Aim of the exercise
Write out each line that follows exactly as it stands, without the pictures.

Data excerpt
[Begin]
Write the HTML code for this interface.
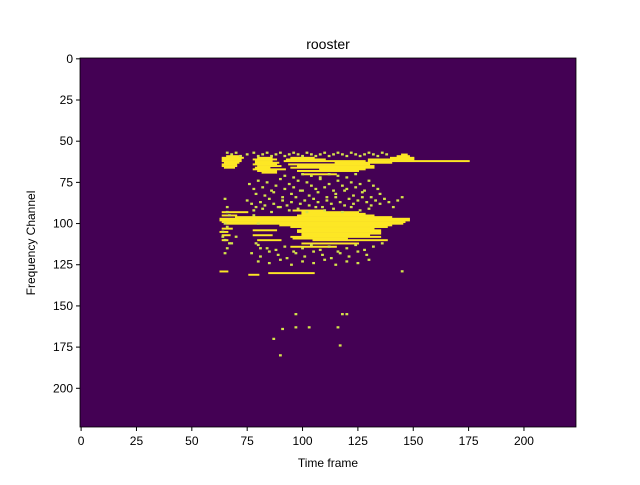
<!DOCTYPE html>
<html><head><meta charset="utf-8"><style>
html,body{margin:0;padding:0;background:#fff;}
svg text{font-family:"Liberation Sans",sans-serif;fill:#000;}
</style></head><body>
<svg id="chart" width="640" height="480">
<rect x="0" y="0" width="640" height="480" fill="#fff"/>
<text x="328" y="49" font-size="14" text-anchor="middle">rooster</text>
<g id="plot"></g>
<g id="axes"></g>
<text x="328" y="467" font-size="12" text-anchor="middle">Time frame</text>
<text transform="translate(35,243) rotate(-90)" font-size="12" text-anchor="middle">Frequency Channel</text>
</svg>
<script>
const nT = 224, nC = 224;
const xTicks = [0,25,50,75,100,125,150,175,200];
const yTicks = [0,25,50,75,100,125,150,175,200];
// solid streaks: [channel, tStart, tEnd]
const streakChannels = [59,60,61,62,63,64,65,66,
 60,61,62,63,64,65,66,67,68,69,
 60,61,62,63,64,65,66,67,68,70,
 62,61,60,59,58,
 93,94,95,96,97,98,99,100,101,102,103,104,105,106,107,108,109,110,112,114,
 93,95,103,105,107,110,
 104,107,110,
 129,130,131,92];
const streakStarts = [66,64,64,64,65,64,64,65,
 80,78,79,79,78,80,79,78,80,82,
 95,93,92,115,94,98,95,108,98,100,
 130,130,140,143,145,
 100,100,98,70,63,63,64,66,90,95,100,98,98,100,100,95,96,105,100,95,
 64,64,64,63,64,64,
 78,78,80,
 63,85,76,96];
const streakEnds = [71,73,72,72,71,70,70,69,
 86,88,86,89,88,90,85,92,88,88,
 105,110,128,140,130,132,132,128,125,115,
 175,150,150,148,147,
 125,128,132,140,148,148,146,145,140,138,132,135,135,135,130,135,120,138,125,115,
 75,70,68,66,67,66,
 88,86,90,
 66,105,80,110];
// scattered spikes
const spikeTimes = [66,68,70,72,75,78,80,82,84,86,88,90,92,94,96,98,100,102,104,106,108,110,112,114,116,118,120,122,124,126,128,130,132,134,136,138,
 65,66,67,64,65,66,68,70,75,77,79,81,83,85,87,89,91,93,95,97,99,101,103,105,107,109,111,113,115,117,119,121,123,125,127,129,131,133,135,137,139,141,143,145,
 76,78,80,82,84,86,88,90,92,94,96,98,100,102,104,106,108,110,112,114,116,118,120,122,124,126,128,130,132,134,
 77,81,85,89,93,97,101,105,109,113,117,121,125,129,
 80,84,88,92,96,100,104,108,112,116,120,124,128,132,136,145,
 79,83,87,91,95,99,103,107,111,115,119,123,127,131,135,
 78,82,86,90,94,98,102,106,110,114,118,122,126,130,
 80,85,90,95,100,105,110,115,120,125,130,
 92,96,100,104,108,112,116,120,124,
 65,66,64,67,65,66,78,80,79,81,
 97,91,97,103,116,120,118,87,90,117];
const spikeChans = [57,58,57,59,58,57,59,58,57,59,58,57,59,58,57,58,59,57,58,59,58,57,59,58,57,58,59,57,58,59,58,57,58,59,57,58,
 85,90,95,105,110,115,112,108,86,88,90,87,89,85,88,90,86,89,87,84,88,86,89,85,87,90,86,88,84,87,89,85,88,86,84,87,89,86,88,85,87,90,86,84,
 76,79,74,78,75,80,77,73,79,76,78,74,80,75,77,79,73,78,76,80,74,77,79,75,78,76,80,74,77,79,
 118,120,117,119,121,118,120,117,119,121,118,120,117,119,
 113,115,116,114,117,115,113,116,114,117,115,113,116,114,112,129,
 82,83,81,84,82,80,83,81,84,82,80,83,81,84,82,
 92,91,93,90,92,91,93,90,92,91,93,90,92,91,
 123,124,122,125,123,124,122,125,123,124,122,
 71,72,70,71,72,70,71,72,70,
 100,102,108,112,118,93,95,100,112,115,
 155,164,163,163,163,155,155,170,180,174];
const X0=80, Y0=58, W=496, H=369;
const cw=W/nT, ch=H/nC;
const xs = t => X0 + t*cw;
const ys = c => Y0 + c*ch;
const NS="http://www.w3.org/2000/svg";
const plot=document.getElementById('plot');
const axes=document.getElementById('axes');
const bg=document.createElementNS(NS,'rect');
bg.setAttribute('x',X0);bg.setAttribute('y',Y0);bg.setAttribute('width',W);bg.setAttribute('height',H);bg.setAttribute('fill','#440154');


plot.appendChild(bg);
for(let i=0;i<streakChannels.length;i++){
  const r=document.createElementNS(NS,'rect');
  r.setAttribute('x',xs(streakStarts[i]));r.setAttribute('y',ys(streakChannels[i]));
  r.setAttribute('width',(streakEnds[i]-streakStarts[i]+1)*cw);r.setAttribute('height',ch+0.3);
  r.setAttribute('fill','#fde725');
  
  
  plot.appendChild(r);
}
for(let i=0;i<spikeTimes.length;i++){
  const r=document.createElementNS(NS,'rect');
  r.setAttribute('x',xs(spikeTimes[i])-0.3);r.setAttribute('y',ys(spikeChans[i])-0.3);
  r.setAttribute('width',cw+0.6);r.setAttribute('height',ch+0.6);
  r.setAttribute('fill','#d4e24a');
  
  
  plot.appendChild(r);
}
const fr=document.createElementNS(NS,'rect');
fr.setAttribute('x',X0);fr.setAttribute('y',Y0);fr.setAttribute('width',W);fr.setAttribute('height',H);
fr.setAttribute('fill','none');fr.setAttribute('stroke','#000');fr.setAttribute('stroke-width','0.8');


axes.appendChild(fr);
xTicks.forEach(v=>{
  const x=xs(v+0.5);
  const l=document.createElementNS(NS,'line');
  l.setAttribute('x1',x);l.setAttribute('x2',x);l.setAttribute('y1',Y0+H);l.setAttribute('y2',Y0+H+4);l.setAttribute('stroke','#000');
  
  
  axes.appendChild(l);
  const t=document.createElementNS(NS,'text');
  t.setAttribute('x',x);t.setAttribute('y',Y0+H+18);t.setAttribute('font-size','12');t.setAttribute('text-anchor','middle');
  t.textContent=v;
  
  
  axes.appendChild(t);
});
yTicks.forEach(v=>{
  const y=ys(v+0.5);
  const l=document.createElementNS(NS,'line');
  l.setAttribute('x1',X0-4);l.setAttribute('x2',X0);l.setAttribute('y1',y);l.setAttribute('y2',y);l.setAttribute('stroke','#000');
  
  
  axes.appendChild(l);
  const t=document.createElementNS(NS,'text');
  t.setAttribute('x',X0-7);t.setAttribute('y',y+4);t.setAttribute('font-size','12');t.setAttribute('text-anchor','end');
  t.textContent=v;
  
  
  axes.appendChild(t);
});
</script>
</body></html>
[End]
Task solution
Write the HTML code for this interface.
<!DOCTYPE html>
<html><head><meta charset="utf-8"><style>
html,body{margin:0;padding:0;background:#fff;}
svg text{font-family:"Liberation Sans",sans-serif;fill:#000;}
</style></head><body>
<svg id="chart" width="640" height="480">
<rect x="0" y="0" width="640" height="480" fill="#fff"/>
<text x="328" y="49" font-size="14" text-anchor="middle">rooster</text>
<g id="plot"></g>
<g id="axes"></g>
<text x="328" y="467" font-size="12" text-anchor="middle">Time frame</text>
<text transform="translate(35,243) rotate(-90)" font-size="12" text-anchor="middle">Frequency Channel</text>
</svg>
<script>
const nT = 224, nC = 224;
const xTicks = [0,25,50,75,100,125,150,175,200];
const yTicks = [0,25,50,75,100,125,150,175,200];
// solid streaks: [channel, tStart, tEnd]
const streakChannels = [59,60,61,62,63,64,65,66,
 60,61,62,63,64,65,66,67,68,69,
 60,61,62,63,64,65,66,67,68,70,
 62,61,60,59,58,
 93,94,95,96,97,98,99,100,101,102,103,104,105,106,107,108,109,110,112,114,
 93,95,103,105,107,110,
 104,107,110,
 129,130,131,92];
const streakStarts = [66,64,64,64,65,64,64,65,
 80,78,79,79,78,80,79,78,80,82,
 95,93,92,115,94,98,95,108,98,100,
 130,130,140,143,145,
 100,100,98,70,63,63,64,66,90,95,100,98,98,100,100,95,96,105,100,95,
 64,64,64,63,64,64,
 78,78,80,
 63,85,76,96];
const streakEnds = [71,73,72,72,71,70,70,69,
 86,88,86,89,88,90,85,92,88,88,
 105,110,128,140,130,132,132,128,125,115,
 175,150,150,148,147,
 125,128,132,140,148,148,146,145,140,138,132,135,135,135,130,135,120,138,125,115,
 75,70,68,66,67,66,
 88,86,90,
 66,105,80,110];
// scattered spikes
const spikeTimes = [66,68,70,72,75,78,80,82,84,86,88,90,92,94,96,98,100,102,104,106,108,110,112,114,116,118,120,122,124,126,128,130,132,134,136,138,
 65,66,67,64,65,66,68,70,75,77,79,81,83,85,87,89,91,93,95,97,99,101,103,105,107,109,111,113,115,117,119,121,123,125,127,129,131,133,135,137,139,141,143,145,
 76,78,80,82,84,86,88,90,92,94,96,98,100,102,104,106,108,110,112,114,116,118,120,122,124,126,128,130,132,134,
 77,81,85,89,93,97,101,105,109,113,117,121,125,129,
 80,84,88,92,96,100,104,108,112,116,120,124,128,132,136,145,
 79,83,87,91,95,99,103,107,111,115,119,123,127,131,135,
 78,82,86,90,94,98,102,106,110,114,118,122,126,130,
 80,85,90,95,100,105,110,115,120,125,130,
 92,96,100,104,108,112,116,120,124,
 65,66,64,67,65,66,78,80,79,81,
 97,91,97,103,116,120,118,87,90,117];
const spikeChans = [57,58,57,59,58,57,59,58,57,59,58,57,59,58,57,58,59,57,58,59,58,57,59,58,57,58,59,57,58,59,58,57,58,59,57,58,
 85,90,95,105,110,115,112,108,86,88,90,87,89,85,88,90,86,89,87,84,88,86,89,85,87,90,86,88,84,87,89,85,88,86,84,87,89,86,88,85,87,90,86,84,
 76,79,74,78,75,80,77,73,79,76,78,74,80,75,77,79,73,78,76,80,74,77,79,75,78,76,80,74,77,79,
 118,120,117,119,121,118,120,117,119,121,118,120,117,119,
 113,115,116,114,117,115,113,116,114,117,115,113,116,114,112,129,
 82,83,81,84,82,80,83,81,84,82,80,83,81,84,82,
 92,91,93,90,92,91,93,90,92,91,93,90,92,91,
 123,124,122,125,123,124,122,125,123,124,122,
 71,72,70,71,72,70,71,72,70,
 100,102,108,112,118,93,95,100,112,115,
 155,164,163,163,163,155,155,170,180,174];
const X0=80, Y0=58, W=496, H=369;
const cw=W/nT, ch=H/nC;
const xs = t => X0 + t*cw;
const ys = c => Y0 + c*ch;
const NS="http://www.w3.org/2000/svg";
const plot=document.getElementById('plot');
const axes=document.getElementById('axes');
const bg=document.createElementNS(NS,'rect');
bg.setAttribute('x',X0);bg.setAttribute('y',Y0);bg.setAttribute('width',W);bg.setAttribute('height',H);bg.setAttribute('fill','#440154');


plot.appendChild(bg);
for(let i=0;i<streakChannels.length;i++){
  const r=document.createElementNS(NS,'rect');
  r.setAttribute('x',xs(streakStarts[i]));r.setAttribute('y',ys(streakChannels[i]));
  r.setAttribute('width',(streakEnds[i]-streakStarts[i]+1)*cw);r.setAttribute('height',ch+0.3);
  r.setAttribute('fill','#fde725');
  
  
  plot.appendChild(r);
}
for(let i=0;i<spikeTimes.length;i++){
  const r=document.createElementNS(NS,'rect');
  r.setAttribute('x',xs(spikeTimes[i])-0.3);r.setAttribute('y',ys(spikeChans[i])-0.3);
  r.setAttribute('width',cw+0.6);r.setAttribute('height',ch+0.6);
  r.setAttribute('fill','#d4e24a');
  
  
  plot.appendChild(r);
}
const fr=document.createElementNS(NS,'rect');
fr.setAttribute('x',X0);fr.setAttribute('y',Y0);fr.setAttribute('width',W);fr.setAttribute('height',H);
fr.setAttribute('fill','none');fr.setAttribute('stroke','#000');fr.setAttribute('stroke-width','0.8');


axes.appendChild(fr);
xTicks.forEach(v=>{
  const x=xs(v+0.5);
  const l=document.createElementNS(NS,'line');
  l.setAttribute('x1',x);l.setAttribute('x2',x);l.setAttribute('y1',Y0+H);l.setAttribute('y2',Y0+H+4);l.setAttribute('stroke','#000');
  
  
  axes.appendChild(l);
  const t=document.createElementNS(NS,'text');
  t.setAttribute('x',x);t.setAttribute('y',Y0+H+18);t.setAttribute('font-size','12');t.setAttribute('text-anchor','middle');
  t.textContent=v;
  
  
  axes.appendChild(t);
});
yTicks.forEach(v=>{
  const y=ys(v+0.5);
  const l=document.createElementNS(NS,'line');
  l.setAttribute('x1',X0-4);l.setAttribute('x2',X0);l.setAttribute('y1',y);l.setAttribute('y2',y);l.setAttribute('stroke','#000');
  
  
  axes.appendChild(l);
  const t=document.createElementNS(NS,'text');
  t.setAttribute('x',X0-7);t.setAttribute('y',y+4);t.setAttribute('font-size','12');t.setAttribute('text-anchor','end');
  t.textContent=v;
  
  
  axes.appendChild(t);
});
</script>
</body></html>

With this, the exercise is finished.